Jesus. But it's no wonder people are desperate, as they're trying to work with predatory financial institutions designed to be difficult and elusive, forcing homeowners to jump through multiple procedural hoops just to pay the money they owe (despite that the fact that half of these properties are "underwater" and nobody wants them anymore). The case of Ms. Iannelli—she of the parrot—is pretty typical: At the time of her home invasion she'd missed just one payment and was not in default, and still Bank of America sent a contractor to her house who cut water lines and electricity and poured antifreeze into the plumbing. Pretty horrible, right?
Yes, and I actually have my own mortgage horror story, so pull up a chair. My wife and I own a house upstate, in the Hudson Valley. Over the last two years the holder of the mortgage has changed three times (as various mortgage companies went under, were bought, changed names...), and with each change the payment procedure was altered.
And while these changes were stressful and irritating, there wasn't really a problem until this last awful company took over. Get this: about six months ago we notice the monthly mortgage check hasn't been withdrawn from our bank account, even though it's been three weeks. We call the mortgage company. A nice man tells us it's just a clerical error and should be fine. We send the next check. Three weeks after that and neither check has been cashed. Weird. We call again. Another man, less nice, takes a while but eventually tracks down the two checks and tells us everything should be fine. Cool.
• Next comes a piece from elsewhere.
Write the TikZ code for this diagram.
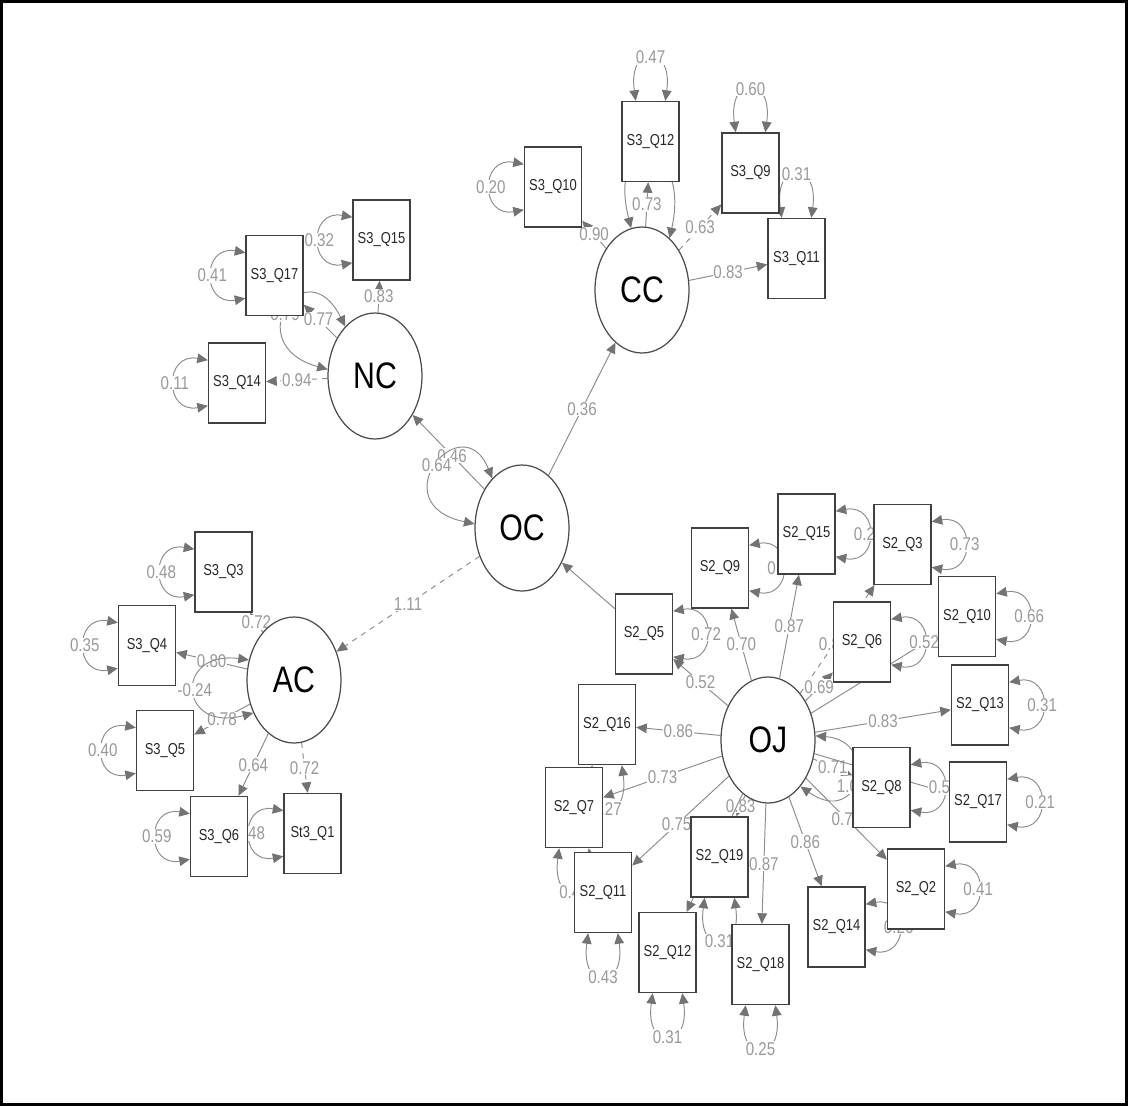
\documentclass[tikz,border=0pt]{standalone}
\usepackage{fontspec}
\setmainfont{Liberation Sans}[FakeStretch=0.82]
\usetikzlibrary{arrows.meta,shapes.geometric}
\pgfdeclarelayer{bg}
\pgfsetlayers{bg,main}
\definecolor{edgegray}{gray}{0.55}
\definecolor{tipgray}{gray}{0.45}
\definecolor{labelgray}{gray}{0.6}
\definecolor{boxgray}{gray}{0.25}
\definecolor{boxtext}{gray}{0.15}
\definecolor{latentgray}{gray}{0.3}
\tikzset{
  latent/.style={draw=latentgray, ellipse, line width=0.7pt, fill=white, minimum width=1.88cm, minimum height=2.52cm, inner sep=1pt, font=\fontsize{21}{22}\selectfont},
  manifest/.style={draw=boxgray, rectangle, line width=0.8pt, fill=white, minimum width=1.14cm, minimum height=1.6cm, inner sep=1pt, text=boxtext, font=\fontsize{9}{10}\selectfont},
  loading/.style={draw=edgegray, line width=0.55pt, -{Triangle[length=6pt,width=5.5pt,color=tipgray]}},
  varloop/.style={draw=edgegray, line width=0.55pt, {Triangle[length=6pt,width=5.5pt,color=tipgray]}-{Triangle[length=6pt,width=5.5pt,color=tipgray]}},
  lbl/.style={fill=white, inner sep=0.5pt, text=labelgray, font=\fontsize{10.5}{11}\selectfont}
}

\begin{document}
\begin{tikzpicture}[x=0.02cm, y=-0.02cm]
  \useasboundingbox (0,0) rectangle (1128,1106);
  \draw[line width=1.2pt] (1.5,1.5) rectangle (1126.5,1104.5);

  % latent factors
  \node[latent] (nc) at (375,376) {NC};
  \node[latent] (cc) at (642,290) {CC};
  \node[latent] (oc) at (522,528) {OC};
  \node[latent] (ac) at (294,680) {AC};
  \node[latent] (oj) at (768,740) {OJ};

  % observed items
  \foreach \n/\x/\y/\t in {s3q17/274.5/275.5/S3\_Q17, s3q15/381.5/240/S3\_Q15, s3q14/237/383/S3\_Q14,
      s3q10/553/187/S3\_Q10, s3q12/650.5/141.5/S3\_Q12, s3q9/750.5/173/S3\_Q9, s3q11/796.5/258.5/S3\_Q11,
      s3q3/223.5/572/S3\_Q3, s3q4/147/645.5/S3\_Q4, s3q5/165/750.5/S3\_Q5, s3q6/219/836.5/S3\_Q6, st3q1/312.5/833.5/St3\_Q1,
      s2q5/644/634/S2\_Q5, s2q9/720/568/S2\_Q9, s2q15/806.5/534/S2\_Q15, s2q3/902.5/544.5/S2\_Q3,
      s2q6/862/642/S2\_Q6, s2q10/967/616.5/S2\_Q10, s2q13/980/705/S2\_Q13, s2q16/607/724.5/S2\_Q16,
      s2q7/574/807.5/S2\_Q7, s2q8/881.5/787.5/S2\_Q8, s2q17/978/802/S2\_Q17, s2q11/603/892.5/S2\_Q11,
      s2q19/719.5/857/S2\_Q19, s2q12/667.5/952.5/S2\_Q12, s2q18/760.5/964.5/S2\_Q18,
      s2q14/836.5/927/S2\_Q14, s2q2/916/889/S2\_Q2}
    \node[manifest] (\n) at (\x,\y) {\t};

  \begin{pgfonlayer}{bg}
    % structural part
    \draw[loading] (oc) -- node[lbl]{0.36} (cc);
    \draw[loading] (oc) -- node[lbl,pos=0.45]{0.46} (nc);
    \draw[loading,dashed] (oc) -- node[lbl]{1.11} (ac);
    \draw[loading] (s2q5) -- (oc);

    % loadings
    \draw[loading] (nc) -- node[lbl]{0.83} (s3q15);
    \draw[loading] (nc) -- node[lbl,pos=0.55]{0.77} (s3q17);
    \draw[loading,dashed] (nc) -- node[lbl]{0.94} (s3q14);
    \draw[loading] (cc) -- node[lbl]{0.90} (s3q10);
    \draw[loading] (cc) -- node[lbl]{0.73} (s3q12);
    \draw[loading,dashed] (cc) -- node[lbl]{0.63} (s3q9);
    \draw[loading] (cc) -- node[lbl]{0.83} (s3q11);
    \draw[loading] (ac) -- node[lbl]{0.72} (s3q3);
    \draw[loading] (ac) -- node[lbl]{0.80} (s3q4);
    \draw[loading] (ac) -- node[lbl]{0.78} (s3q5);
    \draw[loading] (ac) -- node[lbl]{0.64} (s3q6);
    \draw[loading,dashed] (ac) -- node[lbl]{0.72} (st3q1);
    \draw[loading] (oj) -- node[lbl]{0.52} (s2q5);
    \draw[loading] (oj) -- node[lbl]{0.70} (s2q9);
    \draw[loading] (oj) -- node[lbl]{0.87} (s2q15);
    \draw[loading,dashed] (oj) -- node[lbl,pos=0.45]{0.85} (s2q3);
    \draw[loading] (oj) -- node[lbl]{0.69} (s2q6);
    \draw[loading] (oj) -- (s2q10);
    \draw[loading] (oj) -- node[lbl]{0.83} (s2q13);
    \draw[loading] (oj) -- node[lbl]{0.71} (s2q8);
    \draw[loading] (oj) -- (s2q17);
    \draw[loading] (oj) -- node[lbl]{0.76} (s2q2);
    \draw[loading] (oj) -- node[lbl]{0.86} (s2q14);
    \draw[loading] (oj) -- node[lbl]{0.87} (s2q18);
    \draw[loading] (oj) -- node[lbl]{0.83} (s2q19);
    \draw[loading] (oj) -- (s2q12);
    \draw[loading] (oj) -- node[lbl,pos=0.54]{0.75} (s2q11);
    \draw[loading] (oj) -- node[lbl]{0.73} (s2q7);
    \draw[loading] (oj) -- node[lbl]{0.86} (s2q16);

    % residual variances of the factors
    \draw[varloop] (nc.121) .. controls +(-40,-80) and +(-90,-25) .. node[lbl,pos=0.55]{0.79} (nc.172);
    \draw[varloop] (cc.100) .. controls +(-25,-100) and +(22,-100) .. node[lbl]{0.87} (cc.62);
    \draw[varloop] (oc.121) .. controls +(-30,-75) and +(-95,-20) .. node[lbl]{0.64} (oc.175);
    \draw[varloop] (ac.156) .. controls +(-75,-10) and +(-75,20) .. node[lbl]{-0.24} (ac.219);
    \draw[varloop] (oj.5) .. controls +(65,5) and +(60,42) .. node[lbl,pos=0.58]{1.00} (oj.-55);

    % residual variances of the items
    \foreach \n/\v in {s3q17/0.41, s3q15/0.32, s3q14/0.11, s3q10/0.20, s3q3/0.48, s3q4/0.35,
        s3q5/0.40, s3q6/0.59, st3q1/0.48}
      \draw[varloop] (\n.142) .. controls +(-44,-8) and +(-44,8) .. node[lbl]{\v} (\n.218);
    \foreach \n/\v in {s3q12/0.47, s3q9/0.60, s3q11/0.31}
      \draw[varloop] (\n.110) .. controls +(-8,-58) and +(8,-58) .. node[lbl]{\v} (\n.70);
    \foreach \n/\v in {s2q5/0.72, s2q9/0.53, s2q15/0.24, s2q3/0.73, s2q6/0.52, s2q10/0.66,
        s2q13/0.31, s2q8/0.50, s2q17/0.21, s2q2/0.41, s2q14/0.26}
      \draw[varloop] (\n.38) .. controls +(44,-8) and +(44,8) .. node[lbl]{\v} (\n.-38);
    \foreach \n/\v in {s2q16/0.27, s2q7/0.47, s2q11/0.43, s2q19/0.31, s2q12/0.31, s2q18/0.25}
      \draw[varloop] (\n.250) .. controls +(-8,58) and +(8,58) .. node[lbl]{\v} (\n.290);
  \end{pgfonlayer}
\end{tikzpicture}
\end{document}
And then we send another check. One more week goes by and none of these checks have been cashed and we're kind of scratching our heads at the way our mortgage company is acting like a distracted trustfund kid who has so much money he can just let checks sit in his knapsack, uncashed. So we call again...
Guess what? We're in foreclosure! For some reason the person we get on the phone actually has real information:
"You haven't been writing your account number on the checks," he says.
"But we've never done that. The name and address on the checks is for the property in question. We've been sending you money for three months. How can we be in foreclosure?"
"We need the account number to process the checks."
"Well, can you go ahead and cash those three checks now?"
"No. Now that you're in foreclosure, we need a bank-certified check to clear the balance. And there are late-payment fees."
In the end, we sorted it out and talked to someone in a sufficiently senior position who could see to it that the little "foreclosure incident" didn't affect our credit (infuriatingly, though, we had to pay late fees). But the whole experience—in which we repeatedly tried to pay our mortgage but were denied—has left me rattled, and really given me a true understanding of the term "predatory lender." I've never felt so powerlessly fucked in my life, which I suppose makes me lucky, but still—FUCK YOU, MORTGAGE COMPANIES.